Assalto kamikaze della mafia turca: vite salvate grazie all’alert da Como

L’operazione Le intercettazioni a carico del capo consentono di evitare almeno due omicidi. Il presunto boss: «Ho una fabbrica di armi»

«Vengo dalle strade e morirò nelle strade». Baris Boyun, il presunto boss della mafia turca arrestato dalla polizia comasca per (tra l’altro) associazione terroristica e banda armata, aveva le idee chiare sul suo ruolo nel mondo criminale. «Ho iniziato a uccidere per vendetta» dice mentre si trova agli arresti domiciliari. Parla con un interlocutore che chiama via Telegram con una sim clandestina. Convinto che nessuno possa sentirlo. E invece in ascolto ci sono gli uomini della squadra mobile comasca: «Ho 300 detenuti e 80 latitanti. Abbiamo formato un’organizzazione eccellente e sto preparando i miei uomini per tentati suicidi, come le organizzazioni terroristiche».

L’attentato alla fabbrica

Uno di quegli attentati in stile terrorismo è stato sventato grazie alle rivelazioni fornite dai poliziotti comaschi ai colleghi turchi. Un attacco in grande stile a una fabbrica di alluminio per uccidere uno dei rivali di Boyun, ritenuto responsabile dell’attentato subito dal presunto boss nel marzo dell’anno precedente.
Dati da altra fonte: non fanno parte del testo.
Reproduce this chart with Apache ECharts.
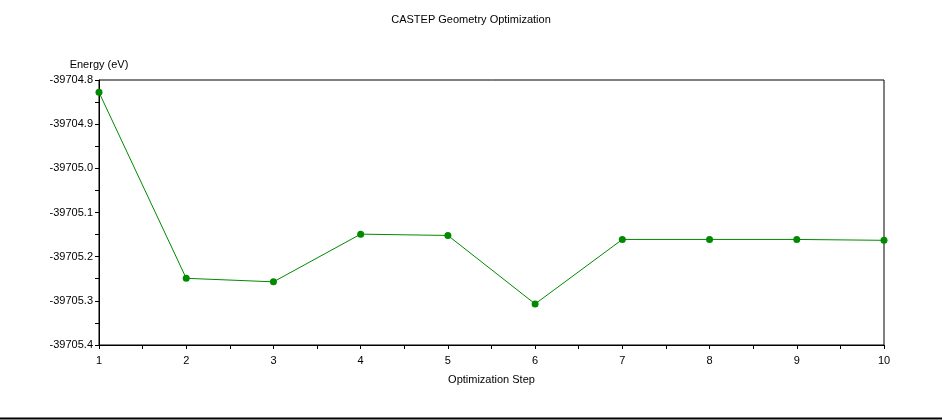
<!DOCTYPE html>
<html><head><meta charset="utf-8">
<script src="https://cdn.jsdelivr.net/npm/echarts@6/dist/echarts.min.js"></script>
<style>html,body{margin:0;padding:0;background:#fff}#c{width:942px;height:420px}</style>
</head><body><div id="c"></div>
<script>
const steps = [1, 2, 3, 4, 5, 6, 7, 8, 9, 10];
const energy = [-39704.828, -39705.249, -39705.257, -39705.149, -39705.152, -39705.307, -39705.161, -39705.161, -39705.161, -39705.163];
const yMin = -39705.4, yMax = -39704.8;

const font = 'Liberation Sans';
const chart = echarts.init(document.getElementById('c'));
chart.setOption({
  animation: false,
  backgroundColor: '#fff',
  title: { text: 'CASTEP Geometry Optimization', left: 'center', top: 9,
    textStyle: { fontFamily: font, fontSize: 11, fontWeight: 'normal', color: '#000' } },
  grid: { left: 99, right: 58, top: 80, bottom: 75, show: true, borderColor: '#000', borderWidth: 1, backgroundColor: 'transparent' },
  xAxis: {
    type: 'value', min: 1, max: 10, interval: 1,
    name: 'Optimization Step', nameLocation: 'middle', nameGap: 29,
    nameTextStyle: { fontFamily: font, fontSize: 11, color: '#000' },
    axisLine: { lineStyle: { color: '#000', width: 1 } },
    axisTick: { show: true, length: 4, lineStyle: { color: '#000' } },
    minorTick: { show: true, splitNumber: 2, length: 4, lineStyle: { color: '#000' } },
    axisLabel: { fontFamily: font, fontSize: 11, color: '#000', margin: 10 },
    splitLine: { show: false }
  },
  yAxis: {
    type: 'value', min: yMin, max: yMax, interval: 0.1,
    name: 'Energy (eV)', nameLocation: 'end', nameGap: 10,
    nameTextStyle: { fontFamily: font, fontSize: 11, color: '#000', align: 'center' },
    axisLine: { show: true, lineStyle: { color: '#000', width: 1 } },
    axisTick: { show: true, length: 4, lineStyle: { color: '#000' } },
    minorTick: { show: true, splitNumber: 2, length: 4, lineStyle: { color: '#000' } },
    axisLabel: { fontFamily: font, fontSize: 11, color: '#000', margin: 6,
      formatter: v => v.toFixed(1) },
    splitLine: { show: false }
  },
  series: [{
    type: 'line',
    data: steps.map((s, i) => [s, energy[i]]),
    symbol: 'circle', symbolSize: 7,
    lineStyle: { color: '#008a00', width: 1 },
    itemStyle: { color: '#008a00' }
  }],
  graphic: [{
    type: 'line', shape: { x1: 0, y1: 418.5, x2: 942, y2: 418.5 },
    style: { stroke: '#000', lineWidth: 2 }, silent: true
  }]
});
</script></body></html>
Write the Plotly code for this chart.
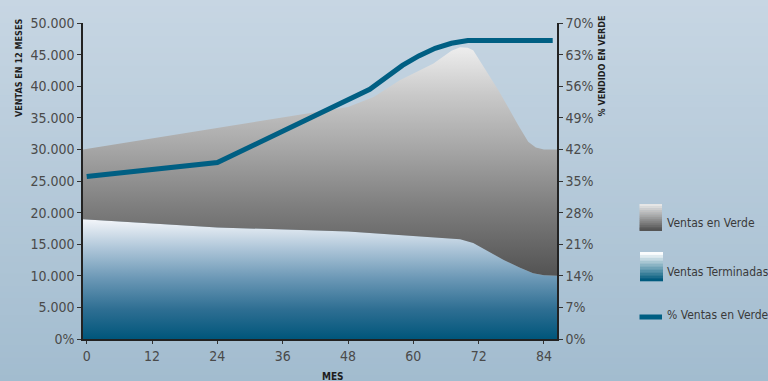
import plotly.graph_objects as go

# ---------------- data ----------------
months_verde = [-0.7, 24, 48, 52.7, 57.5, 63.7, 67, 68.6, 70, 71, 75.6, 79.3, 81.1, 82.5, 84, 86.4]
total_ventas = [30000, 33400, 36700, 38300, 40950, 43600, 45600, 46150, 46100, 45700, 39400, 33800, 31200, 30300, 30000, 30000]

months_term = [-0.7, 24, 48, 60, 68.6, 71, 73.5, 76.6, 79.5, 82, 84, 86.4]
ventas_terminadas = [18950, 17650, 17000, 16300, 15800, 15200, 14000, 12500, 11300, 10400, 10100, 10000]

months_pct = [0, 24, 52, 55, 58, 61, 64, 67, 70, 85.6]
pct_verde = [36.0, 39.1, 55.3, 58.0, 60.6, 62.7, 64.4, 65.5, 66.1, 66.1]

x_ticks = [0, 12, 24, 36, 48, 60, 72, 84]
y_ticks = [0, 5000, 10000, 15000, 20000, 25000, 30000, 35000, 40000, 45000, 50000]
y_ticktext = ["0%", "5.000", "10.000", "15.000", "20.000", "25.000", "30.000",
              "35.000", "40.000", "45.000", "50.000"]
y2_ticks = [0, 7, 14, 21, 28, 35, 42, 49, 56, 63, 70]
y2_ticktext = [f"{v}%" for v in y2_ticks]

FONT = "DejaVu Sans Condensed, DejaVu Sans, sans-serif"
TICKC = "#4a4a4a"
LINEC = "#005f83"

fig = go.Figure()

fig.add_trace(go.Scatter(
    x=months_term, y=ventas_terminadas, mode="lines", line=dict(width=0),
    fill="tozeroy", name="Ventas Terminadas", showlegend=False,
    fillgradient=dict(type="vertical", start=0, stop=19000,
                      colorscale=[[0, "#00567b"], [0.25, "#2f6f93"], [0.5, "#6a97b5"],
                                  [0.75, "#adc5d8"], [1, "#f4f6fa"]]),
))
fig.add_trace(go.Scatter(
    x=months_verde, y=total_ventas, mode="lines", line=dict(width=0),
    fill="tonexty", name="Ventas en Verde", showlegend=False,
    fillgradient=dict(type="vertical", start=10000, stop=46500,
                      colorscale=[[0, "#535353"], [0.3, "#7e7e7e"], [0.55, "#a6a6a6"],
                                  [0.78, "#c8c8c8"], [1, "#efefef"]]),
))
fig.add_trace(go.Scatter(
    x=months_pct, y=pct_verde, mode="lines", yaxis="y2",
    line=dict(color=LINEC, width=5), name="% Ventas en Verde", showlegend=False,
))

# ---------------- background gradient ----------------
W, H = 768, 381
ml, mr, mt, mb = 83, 211, 23, 42
pw, ph = W - ml - mr, H - mt - mb
top_c = (199, 214, 227)
bot_c = (162, 188, 207)
shapes = []
N = 64
for i in range(N):
    p0 = i * H / N
    p1 = (i + 1) * H / N + 0.6
    t = (i + 0.5) / N
    c = tuple(round(top_c[k] + (bot_c[k] - top_c[k]) * t) for k in range(3))
    shapes.append(dict(type="rect", xref="paper", yref="paper", layer="below",
                       x0=-ml / pw - 0.01, x1=1 + mr / pw + 0.01,
                       y0=(H - mb - p1) / ph, y1=(H - mb - p0) / ph,
                       line=dict(width=0), fillcolor="rgb(%d,%d,%d)" % c))

# ---------------- custom legend ----------------
def px_x(px):
    return (px - ml) / pw

def px_y(py):
    return (H - mb - py) / ph

def grad_box(x0, x1, y0, y1, cols, n=12):
    out = []
    for i in range(n):
        t = i / (n - 1)
        a = cols[0]
        b = cols[1]
        c = tuple(round(a[k] + (b[k] - a[k]) * t) for k in range(3))
        ya = y0 + (y1 - y0) * i / n
        yb = y0 + (y1 - y0) * (i + 1) / n
        out.append(dict(type="rect", xref="paper", yref="paper", layer="above",
                        x0=px_x(x0), x1=px_x(x1), y0=px_y(ya), y1=px_y(yb + 0.3),
                        line=dict(width=0), fillcolor="rgb(%d,%d,%d)" % c))
    return out

shapes += grad_box(639.5, 662, 204, 229, [(230, 230, 230), (95, 95, 95)])
shapes.append(dict(type="rect", xref="paper", yref="paper", layer="above",
                   x0=px_x(639.5), x1=px_x(662), y0=px_y(231), y1=px_y(228.5),
                   line=dict(width=0), fillcolor="#555555"))
shapes += grad_box(640, 663, 252, 281, [(250, 252, 253), (0, 90, 125)], n=10)
shapes.append(dict(type="line", xref="paper", yref="paper",
                   x0=px_x(639.5), x1=px_x(662), y0=px_y(317), y1=px_y(317),
                   line=dict(color=LINEC, width=5)))

annotations = []
for txt, yy in [("Ventas en Verde", 223), ("Ventas Terminadas", 272), ("% Ventas en Verde", 315)]:
    annotations.append(dict(text=txt, xref="paper", yref="paper", x=px_x(665), y=px_y(yy),
                            xanchor="left", yanchor="middle", showarrow=False,
                            font=dict(family=FONT, size=12, color="#3a3a3a")))

annotations.append(dict(text="<b>VENTAS EN 12 MESES</b>", xref="paper", yref="paper",
                        x=px_x(19), y=px_y(17), xanchor="center", yanchor="top",
                        textangle=-90, showarrow=False,
                        font=dict(family=FONT, size=9, color="#1e1e1e")))
annotations.append(dict(text="<b>% VENDIDO EN VERDE</b>", xref="paper", yref="paper",
                        x=px_x(601), y=px_y(14), xanchor="center", yanchor="top",
                        textangle=-90, showarrow=False,
                        font=dict(family=FONT, size=9, color="#1e1e1e")))
annotations.append(dict(text="<b>MES</b>", xref="paper", yref="paper",
                        x=px_x(333), y=px_y(376), xanchor="center", yanchor="middle",
                        showarrow=False,
                        font=dict(family=FONT, size=10, color="#1e1e1e")))

fig.update_layout(
    width=W, height=H,
    margin=dict(l=ml, r=mr, t=mt, b=mb, pad=0),
    paper_bgcolor="rgb(180,200,217)",
    plot_bgcolor="rgba(0,0,0,0)",
    showlegend=False,
    font=dict(family=FONT, size=14, color=TICKC),
    shapes=shapes,
    annotations=annotations,
    xaxis=dict(range=[-0.68, 86.39], tickvals=x_ticks, ticks="outside", ticklen=3,
               tickcolor="#333", showline=True, linecolor="#222", linewidth=1.5,
               showgrid=False, zeroline=False, tickfont=dict(size=14, color=TICKC)),
    yaxis=dict(range=[0, 50000], tickvals=y_ticks, ticktext=y_ticktext, ticks="outside",
               ticklen=4, tickcolor="#333", showline=True, linecolor="#222", linewidth=1.5,
               showgrid=False, zeroline=False, tickfont=dict(size=14, color=TICKC)),
    yaxis2=dict(range=[0, 70], tickvals=y2_ticks, ticktext=y2_ticktext, overlaying="y",
                side="right", ticks="outside", ticklen=4, tickcolor="#333", showline=True,
                linecolor="#222", linewidth=1.5, showgrid=False, zeroline=False,
                tickfont=dict(size=14, color=TICKC)),
)

fig.write_html("out.html")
La fabbrica da colpire si trova sul mar di Marmara, a meno di 200 km da Istanbul. Perché tutto sia preparato al meglio viene utilizzato un drone per un sopralluogo. Boyun individua l’ufficio del rivale e lo segnala al suo uomo sul campo. Ma la fabbrica è ben protetta: vetri antiproiettile, guardie armate e in borghese. E così il presunto boss ipotizza un attacco kamikaze: «Ci mettiamo giubbotti con le bombe, entriamo e ci facciamo esplodere. Che sarà, sarà. Basta che a te non succeda niente» dice al suo interlocutore.

L’attacco sarebbe dovuto avvenire in un orario ben preciso, perché in quel momento c’è il cambio delle guardie: «Siete pronti ragazzi? Radete al suolo quella fabbrica». I poliziotti comaschi allertano i colleghi turchi. E il 21 marzo, giorno prescelto per l’assalto, l’intera area è presidiata di forze di polizia. Vengono arrestate diverse persone legate a Boyun.

L’omicidio del rivale

Un mese dopo le informazioni partite da Como hanno salvato la vita a un’altra persona, della quale Boyun aveva decretato la condanna a morte, in questo caso nella provincia di Sakarya, più o meno a metà strada tra Istanbul e Ankara. Nel mirino un esponente della criminalità organizzata rivale. Il gruppo di fuoco incaricato dell’attentato viene fermato dalla polizia turca: sei persone arrestate, sequestrati sei kalashnikov, due pistole, quattro giubbetti antiproiettile.

E di armi, dopotutto, il gruppo finito nel mirino della Dda di Milano (diciotto le persone arrestate tra Italia, Svizzera e Olanda) ne avevano quante ne volevano. Nel corso del blitz di mercoledì mattina i poliziotti hanno sequestrato numerose pistole. In un’intercettazione, captata dai detective della squadra mobile della Questura di Como, Boyun dice: «Ho il mio produttore di armi personale». Ma quelle armi «non le vendo, le do ai miei ragazzi». Come la Glock sequestrata a Como nel settembre scorso ai tre uomini che scortavano, armati, il boss verso la Svizzera. La pistola, passata al setaccio dagli uomini della scientifica, è risultata avere una canna modificata artigianalmente. E poi le bombe a mano, gli Uzi, di Ak-47. Una vera e propria potenza di fuoco, per quella che - secondo i magistrati - era una vera e propria banda armata con scopi terroristici. Sgominata grazie all’intuizione di alcuni poliziotti di provincia.